■ Stated exercise ■
Leave out any pictures and transcribe all other data below exactly.

■ Data extract ■
□ □ □ □ □ □ □
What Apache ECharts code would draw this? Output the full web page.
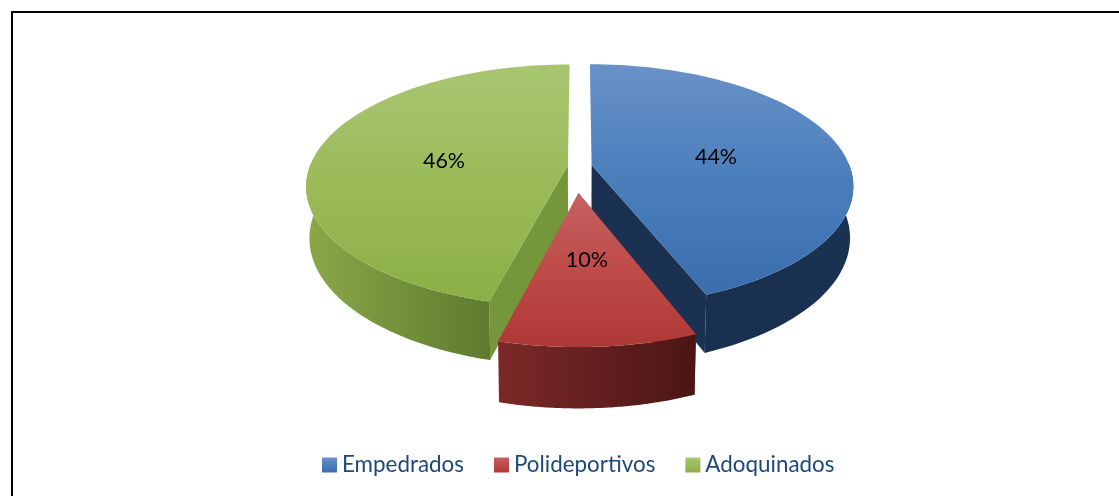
<!DOCTYPE html>
<html>
<head>
<meta charset="utf-8">
<title>Pie</title>
<style>
html, body { margin: 0; padding: 0; background: #fff; }
#chart { width: 1119px; height: 496px; }
</style>
<script src="https://cdn.jsdelivr.net/npm/echarts@6/dist/echarts.min.js"></script>
</head>
<body>
<div id="chart"></div>
<script>
// data
const categories = ['Empedrados', 'Polideportivos', 'Adoquinados'];
const shares = [44, 10, 46];

// how far each slice is pulled out of the centre, as a part of the radius
const pullX = [0.047, -0.004, -0.045];
const pullY = [-0.008, 0.22, -0.006];

// where the % label sits along the middle of each slice
const labelRadius = [0.5, 0.465, 0.49];

// the colours of each slice: top face from/mid/to, rim left/right, cut face
const topColors = [
    ['#6a91c9', '#4a7ebb', '#3b6dae'],
    ['#c46262', '#be4b48', '#ae3836'],
    ['#a9c571', '#9bbb59', '#8cae45']
];
const rimColors = [
    ['#192f4e', '#1a3252'],
    ['#7c2828', '#4a1615'],
    ['#8aa847', '#5f7a2f']
];
const cutColors = ['#1b3151', '#7c2828', '#76963c'];

// projection of the tilted pie
const centerX = 579.5;
const centerY = 166;
const radiusX = 258;
const radiusY = 118;
const perspective = 0.168;
const thickness = 50.5;
const bottomScale = 0.988;

const total = shares.reduce((a, b) => a + b, 0);

// angle where slice i starts, clockwise from twelve o'clock
function startAngle(i) {
    let sum = 0;
    for (let k = 0; k < i; k++) {
        sum += shares[k];
    }
    return sum / total * Math.PI * 2;
}

// ground position (unit circle) to screen position
function project(u, v, bottom) {
    let w = 1 / (1 - perspective * v);
    if (bottom) {
        return [centerX + radiusX * u * w * bottomScale, centerY + (radiusY * v * bottomScale + thickness) * w];
    }
    return [centerX + radiusX * u * w, centerY + radiusY * v * w];
}

function slicePoint(i, angle, r, bottom) {
    let u = pullX[i] + Math.sin(angle) * r;
    let v = pullY[i] - Math.cos(angle) * r;
    return project(u, v, bottom);
}

// rim outline, only the part that faces the viewer
function arcPoints(i, bottom, frontOnly) {
    let from = startAngle(i);
    let to = from + shares[i] / total * Math.PI * 2;
    let points = [];
    for (let s = 0; s <= 80; s++) {
        let angle = from + (to - from) * s / 80;
        if (!frontOnly || Math.cos(angle) < 0.05) {
            points.push(slicePoint(i, angle, 1, bottom));
        }
    }
    return points;
}

function gradient(x2, y2, colors) {
    return new echarts.graphic.LinearGradient(0, 0, x2, y2, colors.map((c, n) => ({
        offset: n / (colors.length - 1),
        color: c
    })));
}

function renderSlice(i) {
    let from = startAngle(i);
    let to = from + shares[i] / total * Math.PI * 2;
    let topArc = arcPoints(i, false, false);
    let rimTop = arcPoints(i, false, true);
    let rimBottom = arcPoints(i, true, true);
    let apex = slicePoint(i, from, 0, false);
    let apexBottom = slicePoint(i, from, 0, true);
    let labelPos = slicePoint(i, (from + to) / 2, labelRadius[i], false);

    // the cut face that shows: the blue one ends on it, the green one starts on it
    let cutEdge = i === 0 ? topArc.length - 1 : 0;
    return {
        type: 'group',
        children: [
            {
                type: 'polygon',
                shape: {points: [apex, topArc[cutEdge], slicePoint(i, i === 0 ? to : from, 1, true), apexBottom]},
                style: {fill: cutColors[i]}
            },
            {
                type: 'polygon',
                shape: {points: rimTop.concat(rimBottom.slice().reverse())},
                style: {fill: gradient(1, 0, rimColors[i])}
            },
            {
                type: 'polygon',
                shape: {points: [apex].concat(topArc)},
                style: {fill: gradient(0, 1, topColors[i])}
            },
            {
                type: 'text',
                x: labelPos[0],
                y: labelPos[1] + 3,
                style: {
                    text: shares[i] + '%',
                    fill: '#000',
                    font: '21.5px Lato',
                    align: 'center',
                    verticalAlign: 'middle'
                }
            }
        ]
    };
}

let pieChart = echarts.init(document.getElementById('chart'));

let pieChartOption = {
    animation: false,
    backgroundColor: '#fff',
    legend: {
        left: 317,
        top: 449,
        icon: 'rect',
        itemWidth: 15,
        itemHeight: 15,
        itemGap: 30,
        data: categories,
        selectedMode: false,
        textStyle: {
            color: '#1f497d',
            fontFamily: 'Lato',
            fontSize: 22.4,
            padding: [1, 0, 0, 0]
        }
    },
    graphic: [
        {type: 'rect', shape: {x: 11, y: 11, width: 1108, height: 2}, style: {fill: '#000'}},
        {type: 'rect', shape: {x: 11, y: 11, width: 2, height: 485}, style: {fill: '#000'}}
    ],
    series: categories.map((name, i) => ({
        name: name,
        type: 'custom',
        coordinateSystem: 'none',
        silent: true,
        z: i === 1 ? 3 : 2,
        itemStyle: {color: gradient(0, 1, topColors[i])},
        renderItem: () => renderSlice(i),
        data: [shares[i]]
    }))
};

pieChart.setOption(pieChartOption);
</script>
</body>
</html>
□ □ □ □ □ □ □
■ Solution to this task ■
What Apache ECharts code would draw this? Output the full web page.
<!DOCTYPE html>
<html>
<head>
<meta charset="utf-8">
<title>Pie</title>
<style>
html, body { margin: 0; padding: 0; background: #fff; }
#chart { width: 1119px; height: 496px; }
</style>
<script src="https://cdn.jsdelivr.net/npm/echarts@6/dist/echarts.min.js"></script>
</head>
<body>
<div id="chart"></div>
<script>
// data
const categories = ['Empedrados', 'Polideportivos', 'Adoquinados'];
const shares = [44, 10, 46];

// how far each slice is pulled out of the centre, as a part of the radius
const pullX = [0.047, -0.004, -0.045];
const pullY = [-0.008, 0.22, -0.006];

// where the % label sits along the middle of each slice
const labelRadius = [0.5, 0.465, 0.49];

// the colours of each slice: top face from/mid/to, rim left/right, cut face
const topColors = [
    ['#6a91c9', '#4a7ebb', '#3b6dae'],
    ['#c46262', '#be4b48', '#ae3836'],
    ['#a9c571', '#9bbb59', '#8cae45']
];
const rimColors = [
    ['#192f4e', '#1a3252'],
    ['#7c2828', '#4a1615'],
    ['#8aa847', '#5f7a2f']
];
const cutColors = ['#1b3151', '#7c2828', '#76963c'];

// projection of the tilted pie
const centerX = 579.5;
const centerY = 166;
const radiusX = 258;
const radiusY = 118;
const perspective = 0.168;
const thickness = 50.5;
const bottomScale = 0.988;

const total = shares.reduce((a, b) => a + b, 0);

// angle where slice i starts, clockwise from twelve o'clock
function startAngle(i) {
    let sum = 0;
    for (let k = 0; k < i; k++) {
        sum += shares[k];
    }
    return sum / total * Math.PI * 2;
}

// ground position (unit circle) to screen position
function project(u, v, bottom) {
    let w = 1 / (1 - perspective * v);
    if (bottom) {
        return [centerX + radiusX * u * w * bottomScale, centerY + (radiusY * v * bottomScale + thickness) * w];
    }
    return [centerX + radiusX * u * w, centerY + radiusY * v * w];
}

function slicePoint(i, angle, r, bottom) {
    let u = pullX[i] + Math.sin(angle) * r;
    let v = pullY[i] - Math.cos(angle) * r;
    return project(u, v, bottom);
}

// rim outline, only the part that faces the viewer
function arcPoints(i, bottom, frontOnly) {
    let from = startAngle(i);
    let to = from + shares[i] / total * Math.PI * 2;
    let points = [];
    for (let s = 0; s <= 80; s++) {
        let angle = from + (to - from) * s / 80;
        if (!frontOnly || Math.cos(angle) < 0.05) {
            points.push(slicePoint(i, angle, 1, bottom));
        }
    }
    return points;
}

function gradient(x2, y2, colors) {
    return new echarts.graphic.LinearGradient(0, 0, x2, y2, colors.map((c, n) => ({
        offset: n / (colors.length - 1),
        color: c
    })));
}

function renderSlice(i) {
    let from = startAngle(i);
    let to = from + shares[i] / total * Math.PI * 2;
    let topArc = arcPoints(i, false, false);
    let rimTop = arcPoints(i, false, true);
    let rimBottom = arcPoints(i, true, true);
    let apex = slicePoint(i, from, 0, false);
    let apexBottom = slicePoint(i, from, 0, true);
    let labelPos = slicePoint(i, (from + to) / 2, labelRadius[i], false);

    // the cut face that shows: the blue one ends on it, the green one starts on it
    let cutEdge = i === 0 ? topArc.length - 1 : 0;
    return {
        type: 'group',
        children: [
            {
                type: 'polygon',
                shape: {points: [apex, topArc[cutEdge], slicePoint(i, i === 0 ? to : from, 1, true), apexBottom]},
                style: {fill: cutColors[i]}
            },
            {
                type: 'polygon',
                shape: {points: rimTop.concat(rimBottom.slice().reverse())},
                style: {fill: gradient(1, 0, rimColors[i])}
            },
            {
                type: 'polygon',
                shape: {points: [apex].concat(topArc)},
                style: {fill: gradient(0, 1, topColors[i])}
            },
            {
                type: 'text',
                x: labelPos[0],
                y: labelPos[1] + 3,
                style: {
                    text: shares[i] + '%',
                    fill: '#000',
                    font: '21.5px Lato',
                    align: 'center',
                    verticalAlign: 'middle'
                }
            }
        ]
    };
}

let pieChart = echarts.init(document.getElementById('chart'));

let pieChartOption = {
    animation: false,
    backgroundColor: '#fff',
    legend: {
        left: 317,
        top: 449,
        icon: 'rect',
        itemWidth: 15,
        itemHeight: 15,
        itemGap: 30,
        data: categories,
        selectedMode: false,
        textStyle: {
            color: '#1f497d',
            fontFamily: 'Lato',
            fontSize: 22.4,
            padding: [1, 0, 0, 0]
        }
    },
    graphic: [
        {type: 'rect', shape: {x: 11, y: 11, width: 1108, height: 2}, style: {fill: '#000'}},
        {type: 'rect', shape: {x: 11, y: 11, width: 2, height: 485}, style: {fill: '#000'}}
    ],
    series: categories.map((name, i) => ({
        name: name,
        type: 'custom',
        coordinateSystem: 'none',
        silent: true,
        z: i === 1 ? 3 : 2,
        itemStyle: {color: gradient(0, 1, topColors[i])},
        renderItem: () => renderSlice(i),
        data: [shares[i]]
    }))
};

pieChart.setOption(pieChartOption);
</script>
</body>
</html>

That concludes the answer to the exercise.